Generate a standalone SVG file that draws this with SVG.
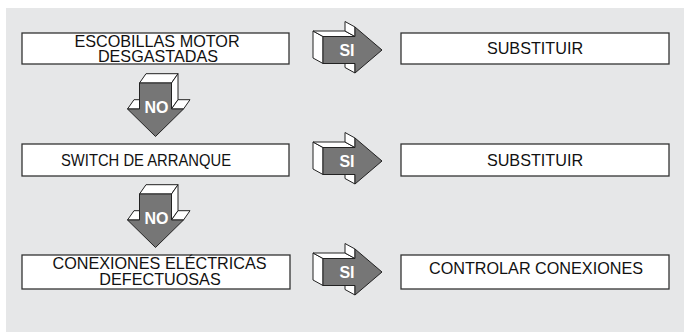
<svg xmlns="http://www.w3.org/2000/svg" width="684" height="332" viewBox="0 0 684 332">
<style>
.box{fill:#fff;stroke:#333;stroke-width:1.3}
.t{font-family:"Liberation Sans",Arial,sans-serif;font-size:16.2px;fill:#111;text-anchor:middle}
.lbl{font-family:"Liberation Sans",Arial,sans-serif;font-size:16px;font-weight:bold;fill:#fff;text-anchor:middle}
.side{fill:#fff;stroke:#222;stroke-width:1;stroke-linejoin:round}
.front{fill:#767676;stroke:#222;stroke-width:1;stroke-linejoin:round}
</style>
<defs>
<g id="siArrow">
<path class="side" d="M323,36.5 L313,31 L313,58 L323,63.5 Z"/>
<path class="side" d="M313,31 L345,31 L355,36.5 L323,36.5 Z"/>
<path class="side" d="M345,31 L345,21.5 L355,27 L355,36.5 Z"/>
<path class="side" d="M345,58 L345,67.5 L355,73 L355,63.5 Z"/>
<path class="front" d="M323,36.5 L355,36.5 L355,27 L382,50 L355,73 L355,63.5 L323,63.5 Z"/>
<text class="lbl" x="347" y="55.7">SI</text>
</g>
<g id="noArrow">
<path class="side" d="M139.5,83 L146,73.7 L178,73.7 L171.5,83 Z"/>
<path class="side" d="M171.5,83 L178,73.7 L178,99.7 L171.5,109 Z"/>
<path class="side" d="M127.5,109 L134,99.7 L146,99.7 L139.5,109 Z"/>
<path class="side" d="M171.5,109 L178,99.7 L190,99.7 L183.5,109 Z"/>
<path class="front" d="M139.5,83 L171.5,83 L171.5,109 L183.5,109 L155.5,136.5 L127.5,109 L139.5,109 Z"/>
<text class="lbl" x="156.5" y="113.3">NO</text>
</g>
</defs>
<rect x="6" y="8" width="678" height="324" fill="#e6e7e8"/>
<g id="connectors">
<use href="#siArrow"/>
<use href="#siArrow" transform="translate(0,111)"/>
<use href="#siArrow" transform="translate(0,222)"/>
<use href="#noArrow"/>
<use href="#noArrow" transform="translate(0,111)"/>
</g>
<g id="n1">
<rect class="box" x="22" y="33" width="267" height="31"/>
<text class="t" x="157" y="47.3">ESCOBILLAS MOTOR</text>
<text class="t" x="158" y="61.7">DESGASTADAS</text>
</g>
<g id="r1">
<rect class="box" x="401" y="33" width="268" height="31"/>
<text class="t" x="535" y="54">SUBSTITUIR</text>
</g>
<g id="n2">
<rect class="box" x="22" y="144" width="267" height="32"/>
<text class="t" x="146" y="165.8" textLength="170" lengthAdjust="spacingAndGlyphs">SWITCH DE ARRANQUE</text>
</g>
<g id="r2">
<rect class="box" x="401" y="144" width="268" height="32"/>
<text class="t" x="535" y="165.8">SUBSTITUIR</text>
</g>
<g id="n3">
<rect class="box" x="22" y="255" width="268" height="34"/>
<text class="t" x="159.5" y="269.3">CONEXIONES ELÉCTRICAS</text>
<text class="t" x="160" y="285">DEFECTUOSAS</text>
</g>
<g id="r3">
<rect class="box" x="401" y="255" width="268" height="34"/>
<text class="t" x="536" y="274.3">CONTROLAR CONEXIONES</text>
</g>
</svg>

_ _ _ _ _ _ _

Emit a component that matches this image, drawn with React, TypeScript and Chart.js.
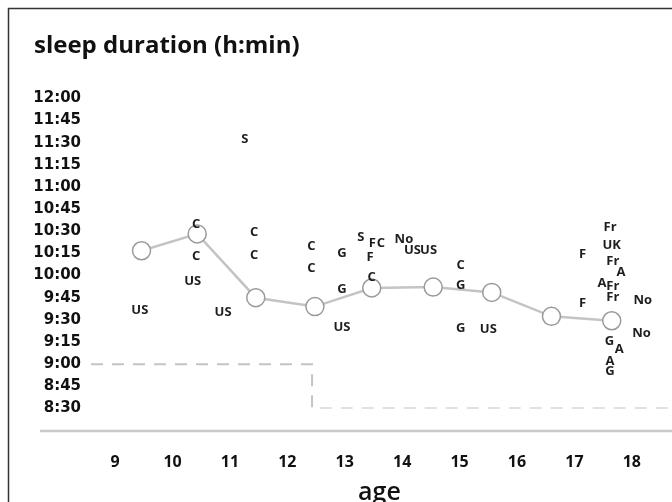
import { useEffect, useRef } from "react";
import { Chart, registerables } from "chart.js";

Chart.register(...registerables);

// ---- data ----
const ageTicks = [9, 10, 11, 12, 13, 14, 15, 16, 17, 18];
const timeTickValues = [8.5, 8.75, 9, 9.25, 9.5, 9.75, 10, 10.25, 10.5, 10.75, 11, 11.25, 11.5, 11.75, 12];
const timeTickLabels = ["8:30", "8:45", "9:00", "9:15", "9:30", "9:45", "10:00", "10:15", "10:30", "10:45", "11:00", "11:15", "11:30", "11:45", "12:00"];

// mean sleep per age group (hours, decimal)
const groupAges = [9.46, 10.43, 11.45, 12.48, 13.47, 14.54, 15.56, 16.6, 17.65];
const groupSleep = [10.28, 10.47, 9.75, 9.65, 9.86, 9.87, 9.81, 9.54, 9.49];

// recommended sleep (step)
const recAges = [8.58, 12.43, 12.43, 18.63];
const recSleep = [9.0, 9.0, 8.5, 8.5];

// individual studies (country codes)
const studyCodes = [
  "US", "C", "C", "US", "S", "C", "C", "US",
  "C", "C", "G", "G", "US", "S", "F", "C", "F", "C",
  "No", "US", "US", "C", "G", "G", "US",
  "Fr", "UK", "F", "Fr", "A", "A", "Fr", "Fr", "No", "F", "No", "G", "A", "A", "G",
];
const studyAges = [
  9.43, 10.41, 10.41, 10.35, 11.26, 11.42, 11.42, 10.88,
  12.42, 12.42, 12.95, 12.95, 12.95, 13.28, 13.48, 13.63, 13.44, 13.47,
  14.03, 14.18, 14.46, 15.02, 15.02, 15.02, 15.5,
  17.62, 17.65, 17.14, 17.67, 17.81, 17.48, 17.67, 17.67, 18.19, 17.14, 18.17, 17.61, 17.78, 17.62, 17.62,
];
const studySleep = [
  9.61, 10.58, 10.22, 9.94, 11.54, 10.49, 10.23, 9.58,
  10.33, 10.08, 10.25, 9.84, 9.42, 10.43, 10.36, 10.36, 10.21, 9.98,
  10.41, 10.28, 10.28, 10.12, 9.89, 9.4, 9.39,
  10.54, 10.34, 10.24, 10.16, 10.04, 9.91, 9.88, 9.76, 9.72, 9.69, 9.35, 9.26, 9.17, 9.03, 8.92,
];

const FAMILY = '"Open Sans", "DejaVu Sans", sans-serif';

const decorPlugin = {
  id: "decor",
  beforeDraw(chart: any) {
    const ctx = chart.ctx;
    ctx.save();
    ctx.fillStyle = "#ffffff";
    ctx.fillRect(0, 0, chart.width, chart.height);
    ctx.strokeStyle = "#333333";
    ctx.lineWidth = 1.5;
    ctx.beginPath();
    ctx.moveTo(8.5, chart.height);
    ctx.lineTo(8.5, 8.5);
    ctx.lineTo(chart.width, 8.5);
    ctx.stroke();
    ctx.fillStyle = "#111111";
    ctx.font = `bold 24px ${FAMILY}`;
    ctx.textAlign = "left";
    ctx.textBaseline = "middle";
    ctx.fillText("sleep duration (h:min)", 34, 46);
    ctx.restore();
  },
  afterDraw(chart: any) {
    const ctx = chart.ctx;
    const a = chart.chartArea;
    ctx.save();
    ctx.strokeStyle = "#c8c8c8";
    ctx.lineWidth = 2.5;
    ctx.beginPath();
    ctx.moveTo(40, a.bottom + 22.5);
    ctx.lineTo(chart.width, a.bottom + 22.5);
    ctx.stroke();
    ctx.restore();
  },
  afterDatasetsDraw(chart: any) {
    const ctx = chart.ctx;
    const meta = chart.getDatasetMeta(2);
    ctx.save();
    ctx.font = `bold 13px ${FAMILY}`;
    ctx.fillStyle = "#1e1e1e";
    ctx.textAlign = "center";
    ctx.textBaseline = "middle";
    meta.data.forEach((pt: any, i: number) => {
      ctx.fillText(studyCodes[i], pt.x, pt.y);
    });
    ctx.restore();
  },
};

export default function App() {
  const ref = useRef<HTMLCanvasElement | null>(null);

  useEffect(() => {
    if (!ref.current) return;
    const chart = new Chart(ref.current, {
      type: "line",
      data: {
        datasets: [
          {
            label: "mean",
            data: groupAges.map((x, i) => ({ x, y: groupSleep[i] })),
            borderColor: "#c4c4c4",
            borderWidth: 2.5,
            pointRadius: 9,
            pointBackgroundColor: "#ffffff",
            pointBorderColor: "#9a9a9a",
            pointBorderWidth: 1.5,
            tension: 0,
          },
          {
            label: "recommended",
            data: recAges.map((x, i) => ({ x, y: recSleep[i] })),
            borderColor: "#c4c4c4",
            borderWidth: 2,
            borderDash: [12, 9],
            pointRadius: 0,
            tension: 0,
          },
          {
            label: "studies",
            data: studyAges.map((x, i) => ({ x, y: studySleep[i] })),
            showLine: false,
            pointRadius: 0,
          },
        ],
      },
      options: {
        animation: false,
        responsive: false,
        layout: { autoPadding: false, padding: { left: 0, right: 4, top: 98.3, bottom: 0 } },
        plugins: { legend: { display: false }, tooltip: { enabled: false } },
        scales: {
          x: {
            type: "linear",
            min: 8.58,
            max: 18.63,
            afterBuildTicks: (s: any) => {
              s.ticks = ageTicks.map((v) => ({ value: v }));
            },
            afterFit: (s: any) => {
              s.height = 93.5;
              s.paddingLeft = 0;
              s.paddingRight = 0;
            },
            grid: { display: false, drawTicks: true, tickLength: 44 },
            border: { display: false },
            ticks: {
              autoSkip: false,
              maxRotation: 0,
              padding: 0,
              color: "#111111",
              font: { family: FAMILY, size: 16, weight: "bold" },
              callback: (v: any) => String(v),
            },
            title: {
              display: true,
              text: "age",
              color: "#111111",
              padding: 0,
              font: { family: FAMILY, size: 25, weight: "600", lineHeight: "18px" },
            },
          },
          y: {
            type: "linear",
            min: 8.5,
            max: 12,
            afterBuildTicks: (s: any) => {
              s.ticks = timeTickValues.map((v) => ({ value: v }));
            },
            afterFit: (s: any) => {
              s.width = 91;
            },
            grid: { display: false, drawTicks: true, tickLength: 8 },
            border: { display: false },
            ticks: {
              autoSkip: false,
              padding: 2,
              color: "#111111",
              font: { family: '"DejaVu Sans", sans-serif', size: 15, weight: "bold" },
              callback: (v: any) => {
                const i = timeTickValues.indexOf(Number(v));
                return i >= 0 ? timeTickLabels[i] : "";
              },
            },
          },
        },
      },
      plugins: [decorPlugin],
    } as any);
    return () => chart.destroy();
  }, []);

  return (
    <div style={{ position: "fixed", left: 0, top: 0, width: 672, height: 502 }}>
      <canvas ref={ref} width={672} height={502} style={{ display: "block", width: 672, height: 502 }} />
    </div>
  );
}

_ _ _ _ _ _ _

Give only the count of lines in which the string "with" appears.

2